The reliability of U.S. support in that scenario is “impossible to know” and “depends on what goes through Trump’s head at 3 a.m.,” Shapps said.

If sufficient quantities of gas could not be found to replace lost supply — for example, in the event of an attack on multiple pipelines — a Network Gas Supply Emergency could be declared. These procedures are enshrined in law but have never been triggered since the U.K. gas network was built in the 1960s.

Initially, gas power stations could be shut down, leading to power cuts. These could be turned back on again quickly when the gas supply returned to normal, but in more extreme scenarios, factories and businesses — and, as a last resort, some households — could be cut off from the gas network entirely.

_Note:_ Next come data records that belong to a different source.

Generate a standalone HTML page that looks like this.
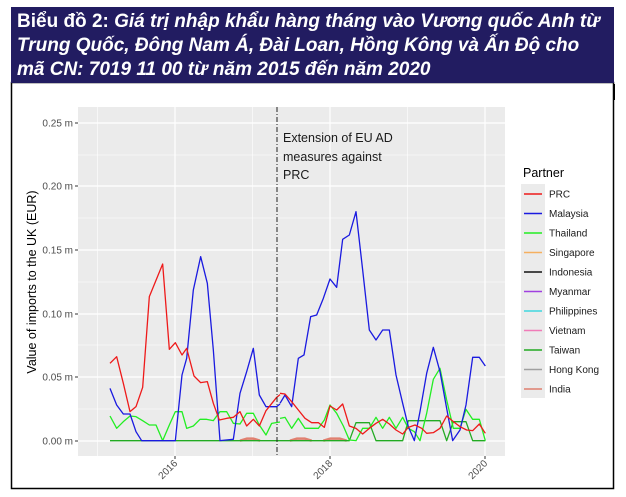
<!DOCTYPE html>
<html><head><meta charset="utf-8"><style>
body{margin:0;background:#fff;}
svg{display:block;font-family:"Liberation Sans",Arial,sans-serif;}
</style></head><body>
<svg width="626" height="497" viewBox="0 0 626 497" xmlns="http://www.w3.org/2000/svg">
<rect width="626" height="497" fill="#fff"/>
<rect x="11.5" y="82.5" width="602" height="406" fill="#fff" stroke="#000" stroke-width="1.5"/>
<line x1="614" y1="84" x2="614" y2="100" stroke="#000" stroke-width="2"/>
<rect x="11" y="7" width="603" height="76" fill="#221c61"/>
<g fill="#fff" font-weight="bold" font-size="19">
<text x="17" y="27">Biểu đồ 2: <tspan font-style="italic">Giá trị nhập khẩu hàng tháng vào Vương quốc Anh từ</tspan></text>
<text x="17" y="51" font-style="italic">Trung Quốc, Đông Nam Á, Đài Loan, Hồng Kông và Ấn Độ cho</text>
<text x="17" y="75" font-style="italic">mã CN: 7019 11 00 từ năm 2015 đến năm 2020</text>
</g>
<!-- panel -->
<rect x="78" y="107" width="427" height="349" fill="#ebebeb"/>
<g stroke="#fff" stroke-width="0.6">
<line x1="78" x2="505" y1="409" y2="409"/><line x1="78" x2="505" y1="345" y2="345"/><line x1="78" x2="505" y1="282" y2="282"/><line x1="78" x2="505" y1="218" y2="218"/><line x1="78" x2="505" y1="155" y2="155"/>
<line x1="97.5" x2="97.5" y1="107" y2="456"/><line x1="252.5" x2="252.5" y1="107" y2="456"/><line x1="407.5" x2="407.5" y1="107" y2="456"/>
</g>
<g stroke="#fff" stroke-width="1.2">
<line x1="78" x2="505" y1="441" y2="441"/><line x1="78" x2="505" y1="377" y2="377"/><line x1="78" x2="505" y1="314" y2="314"/><line x1="78" x2="505" y1="250" y2="250"/><line x1="78" x2="505" y1="186" y2="186"/><line x1="78" x2="505" y1="123" y2="123"/>
<line x1="175" x2="175" y1="107" y2="456"/><line x1="330" x2="330" y1="107" y2="456"/><line x1="485" x2="485" y1="107" y2="456"/>
</g>
<g stroke="#333" stroke-width="1">
<line x1="75" x2="78" y1="441" y2="441"/><line x1="75" x2="78" y1="377" y2="377"/><line x1="75" x2="78" y1="314" y2="314"/><line x1="75" x2="78" y1="250" y2="250"/><line x1="75" x2="78" y1="186" y2="186"/><line x1="75" x2="78" y1="123" y2="123"/>
<line x1="175" x2="175" y1="456" y2="459"/><line x1="330" x2="330" y1="456" y2="459"/><line x1="485" x2="485" y1="456" y2="459"/>
</g>
<g font-size="10" fill="#4d4d4d" text-anchor="end">
<text x="73" y="444.5">0.00 m</text><text x="73" y="380.5">0.05 m</text><text x="73" y="317.5">0.10 m</text><text x="73" y="253.5">0.15 m</text><text x="73" y="189.5">0.20 m</text><text x="73" y="126.5">0.25 m</text>
<text transform="translate(178,464) rotate(-45)">2016</text>
<text transform="translate(333,464) rotate(-45)">2018</text>
<text transform="translate(488,464) rotate(-45)">2020</text>
</g>
<text transform="translate(36,282) rotate(-90)" font-size="12.5" fill="#000" text-anchor="middle">Value of imports to the UK (EUR)</text>
<!-- series -->
<g fill="none" stroke-width="1.3" stroke-linejoin="round">
<g transform="translate(20,100) scale(0.33333)">
<polyline vector-effect="non-scaling-stroke" stroke="#e08070" stroke-width="2.5" points="660,1022 680,1016 700,1016 720,1022"/>
<polyline vector-effect="non-scaling-stroke" stroke="#22aa22" points="270,1022 780,1022"/>
<polyline vector-effect="non-scaling-stroke" stroke="#22ee22" points="270,948 290,985 310,965 330,948 348,950 368,962 388,975 408,975 428,1022 448,975 466,935 486,935 500,985 520,978 540,958 560,958 580,962 600,935 620,935 640,970 660,972 680,940 700,940 718,975 738,1005 755,970 780,966"/>
<polyline vector-effect="non-scaling-stroke" stroke="#1a1ae0" points="270,865 290,915 310,942 330,942 348,995 365,1022 466,1022 486,825 500,775 520,570 542,470 562,550 580,750 600,1022 640,1018 660,880 680,815 700,745 718,885 738,920 770,920 780,912"/>
<polyline vector-effect="non-scaling-stroke" stroke="#ee1a1a" points="270,790 290,770 310,850 330,935 348,920 368,862 388,590 428,492 448,748 466,728 486,765 500,745 522,828 542,848 562,845 580,910 598,960 620,955 640,952 660,935 680,978 700,958 718,978 738,932 770,892 780,884"/>
</g>
<g transform="translate(280,100) scale(0.33333)">
<polyline vector-effect="non-scaling-stroke" stroke="#e08070" stroke-width="2.5" points="30,1022 50,1016 75,1016 95,1022 M0,0"/>
<polyline vector-effect="non-scaling-stroke" stroke="#e08070" stroke-width="2.5" points="130,1022 150,1016 180,1016 200,1022"/>
<polyline vector-effect="non-scaling-stroke" stroke="#22aa22" points="0,1022 208,1022 228,968 268,968 288,1022 368,1022 385,962 480,962 500,1022 520,965 558,965 578,1022 616,1022"/>
<polyline vector-effect="non-scaling-stroke" stroke="#22ee22" points="0,955 15,952 35,985 55,955 75,985 95,985 115,985 133,960 150,915 170,940 190,978 208,1020 228,1022 248,985 268,985 288,952 308,985 328,952 348,985 368,952 385,985 403,995 420,1022 440,940 460,838 480,805 500,900 520,985 540,985 558,928 578,958 598,958 616,1022"/>
<polyline vector-effect="non-scaling-stroke" stroke="#1a1ae0" points="0,910 15,885 35,920 55,775 72,765 92,650 110,645 130,595 150,537 170,562 188,418 208,405 228,335 248,510 268,690 288,720 308,690 328,690 348,825 368,910 385,980 403,1022 420,935 440,820 460,742 480,815 500,925 518,1022 540,990 558,915 578,772 598,772 616,798"/>
<polyline vector-effect="non-scaling-stroke" stroke="#ee1a1a" points="0,880 15,882 35,905 55,930 75,955 95,968 115,968 133,982 150,918 170,930 188,912 208,978 228,985 248,1002 268,985 288,970 308,958 328,972 348,990 368,1002 385,982 405,975 425,985 440,1000 460,998 480,985 500,948 520,965 540,980 560,990 578,992 598,972 616,1000"/>
</g>
</g>
<line x1="277" y1="107" x2="277" y2="456" stroke="#222" stroke-width="1" stroke-dasharray="5,2,1,2"/>
<g font-size="12.5" fill="#1a1a1a">
<text x="283" y="142">Extension of EU AD</text>
<text x="283" y="161">measures against</text>
<text x="283" y="179">PRC</text>
</g>
<!-- legend -->
<text x="523" y="177" font-size="12.5" fill="#000">Partner</text>
<rect x="521" y="184" width="24" height="214" fill="#ebebeb"/>
<g stroke-width="1.5">
<line x1="524" x2="542" y1="194" y2="194" stroke="#ee1a1a"/>
<line x1="524" x2="542" y1="213.5" y2="213.5" stroke="#1a1ae0"/>
<line x1="524" x2="542" y1="233" y2="233" stroke="#22ee22"/>
<line x1="524" x2="542" y1="252.5" y2="252.5" stroke="#f5b060"/>
<line x1="524" x2="542" y1="272" y2="272" stroke="#111"/>
<line x1="524" x2="542" y1="291.5" y2="291.5" stroke="#a040e0"/>
<line x1="524" x2="542" y1="311" y2="311" stroke="#40d8e0"/>
<line x1="524" x2="542" y1="330.5" y2="330.5" stroke="#f07cb8"/>
<line x1="524" x2="542" y1="350" y2="350" stroke="#22aa22"/>
<line x1="524" x2="542" y1="369.5" y2="369.5" stroke="#a0a0a0"/>
<line x1="524" x2="542" y1="389" y2="389" stroke="#e08070"/>
</g>
<g font-size="10" fill="#1a1a1a">
<text x="549" y="197.5">PRC</text>
<text x="549" y="217">Malaysia</text>
<text x="549" y="236.5">Thailand</text>
<text x="549" y="256">Singapore</text>
<text x="549" y="275.5">Indonesia</text>
<text x="549" y="295">Myanmar</text>
<text x="549" y="314.5">Philippines</text>
<text x="549" y="334">Vietnam</text>
<text x="549" y="353.5">Taiwan</text>
<text x="549" y="373">Hong Kong</text>
<text x="549" y="392.5">India</text>
</g>
</svg>
</body></html>
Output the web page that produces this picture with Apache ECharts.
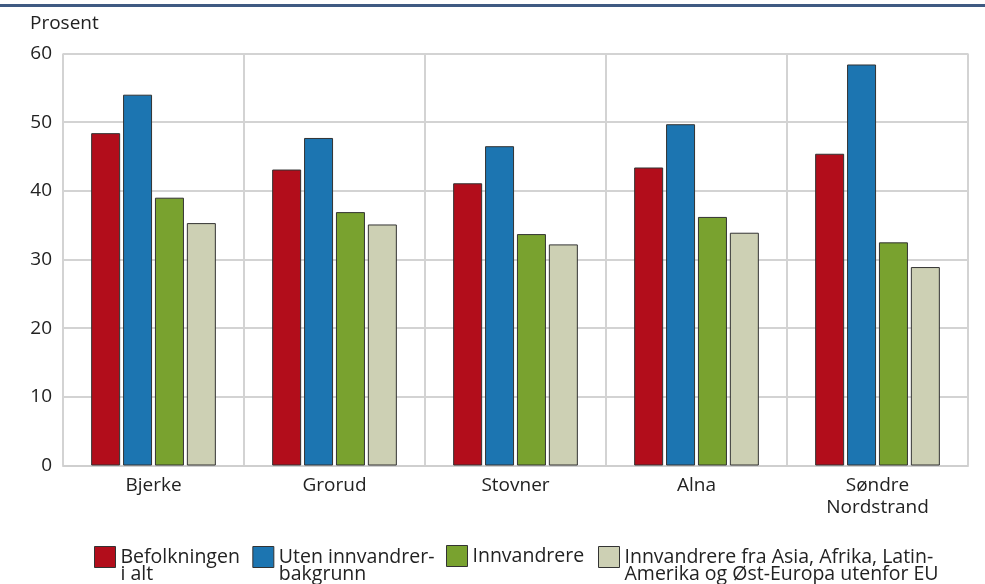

The U.K.’s biggest LNG supplier is the United States. | Olivier Hoslet/EFE via EPA

Energy industry experts, granted anonymity to discuss crisis planning, said in the event of such a drastic step, individual engineers would be required to reconnect each home to the gas network safely. It could take months before the network was back to normal, they said. 

Ireland, which is dependent on gas imports from Britain, would also be badly affected.

The U.K.’s latest National Risk Register, published earlier this year, contains a “reasonable worst-case scenario” of a terror attack on gas infrastructure that leads to “rolling power cuts lasting up to three hours,” and predicts that “restoration of the affected gas infrastructure could take approximately three months.”